Anyway. The night we arrived, Eugene took us out for dinner at an izakaya restaurant (specialties: meat on skewers and alcohol) and I did my very best to remain upright. In addition to meat on skewers and alcohol, we ate: daikon radish salad with dried bonito flakes, fried chicken, beef tendon soup, ramen with raw egg and onion and probably some other things that I am forgetting (ooh, we are passing Mt. Fuji on the right side of the train right now - it’s a beautiful clear day and there is a bit of snow right on the top lovely lovely). Then we went home and went to bed and it was so completely delicious to be showered and fed and sinking into a big clean fluffy duvet mmmmm.
Day two (Monday)
We woke up early in the morning (partly jetlag, partly because they don’t have daylight savings time here so the sun comes up at 4 a.m.) and took advantage of being wide awake at 5 am by catching a taxi to the Tsukiji fish market to watch the morning tuna auction. The fish market is a gigantic maze of about a square half mile that rivals a Jacques Cousteau type nature program for making you appreciate the vast diversity of stuff that comes out of the ocean. Every so often I get depressed about how there is really no point to traveling any more because everything is Starbucks and 7-11 everywhere, and then you go some place like the Tokyo fish market and you think, oh, hm, perhaps you would be hard pressed to find fish that look like translucent pink legless miniature crocodiles at the Safeway in Santa Rosa, much less translucent pink crocodiles that are fresh caught and that they will prep for you. The trip was made much more exciting by the frequent near death experiences; about once every fifteen seconds you nearly get run over by a man in gumboots and a rubber apron driving a mini trolley at 70 mph through the narrow aisles of the market, with three enormous (as in the size of about an eight-year-old child) headless tuna-fish on the back.
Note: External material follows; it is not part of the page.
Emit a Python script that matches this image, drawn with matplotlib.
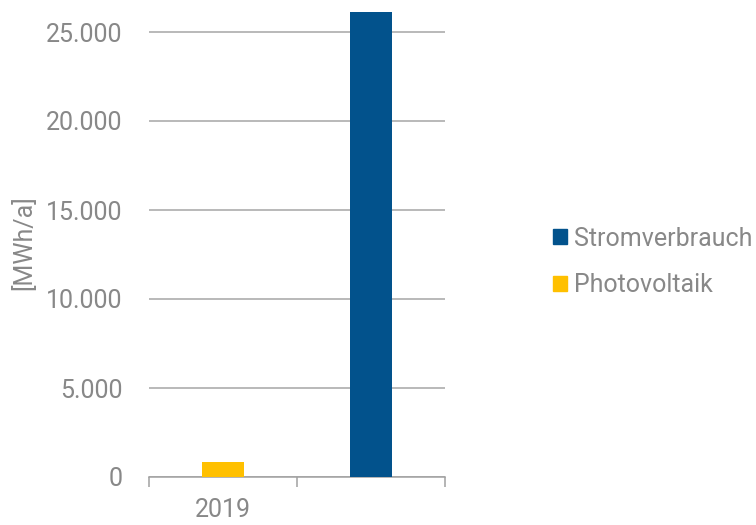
import matplotlib as mpl
mpl.use('Agg')
import matplotlib.pyplot as plt
from matplotlib.ticker import FuncFormatter, MultipleLocator
from matplotlib.patches import Patch

categories = ['2019', '']
pv = [850, 0]
verbrauch = [0, 26150]
series_names = ['Stromverbrauch', 'Photovoltaik']

grey = '#888888'
blue = '#02528C'
yellow = '#FFC000'

plt.rcParams['font.family'] = ['Roboto', 'DejaVu Sans']

fig = plt.figure(figsize=(7.56, 5.25), dpi=100)
ymax = 26300
ax = fig.add_axes([149 / 756, 48 / 525, 296 / 756, ymax / 5000 * 89 / 525])

x = list(range(len(categories)))
ax.bar(x, pv, width=0.29, color=yellow, zorder=3)
ax.bar(x, verbrauch, width=0.29, color=blue, zorder=3)

ax.set_xlim(-0.5, 1.5)
ax.set_ylim(0, ymax)
ax.yaxis.set_major_locator(MultipleLocator(5000))
ax.yaxis.set_major_formatter(FuncFormatter(lambda v, p: f'{int(v):,}'.replace(',', '.')))
ax.grid(axis='y', color='#a6a6a6', linewidth=1.1, zorder=0)

for s in ['top', 'right', 'left']:
    ax.spines[s].set_visible(False)
ax.spines['bottom'].set_color('#a0a0a0')
ax.spines['bottom'].set_linewidth(1.1)

ax.set_xticks(x)
ax.set_xticklabels(categories)
ax.set_xticks([-0.5, 0.5, 1.5], minor=True)
ax.tick_params(axis='x', which='major', length=0, pad=15, labelsize=18, labelcolor=grey)
ax.tick_params(axis='x', which='minor', length=7, width=1.1, color='#a0a0a0')
ax.tick_params(axis='y', length=0, pad=19, labelsize=18, labelcolor=grey)

ax.set_ylabel('[MWh/a]', fontsize=18, color=grey, labelpad=7)

handles = [Patch(color=blue), Patch(color=yellow)]
fig.legend(handles, series_names, loc='center left', bbox_to_anchor=(553 / 756, 0.501),
           frameon=False, fontsize=18, labelcolor=grey, handlelength=0.55,
           handleheight=0.55, handletextpad=0.3, labelspacing=0.9,
           borderpad=0, borderaxespad=0)

fig.savefig('out.png', dpi=100)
After the market we went to a ramen place for breakfast; all I have to say is that now that I have had proper ramen I will never be able to look at a dried Top Ramen packet again without feeling superior and sniffy. We crammed into a little divey caff with everyone lined up at the counter on stools (approximate leg room: six inches; average femur length of the Hsiao/Stanton traveling party: thirty inches) and got enormous bowls of yummy broth with big fatty noodles, pork chunks, tofu, and mystery vegetables, all of which guaranteed that the next stop was a search for a loo for Jessica “strongest gastro-colic reflex in the West” Stanton. Luckily, it’s Japan, so there are immaculate, gleaming, functional, public toilets everywhere, which I have decided is the truest hallmark of high civilisation. Forget cultcha, it’s all about the lavatories.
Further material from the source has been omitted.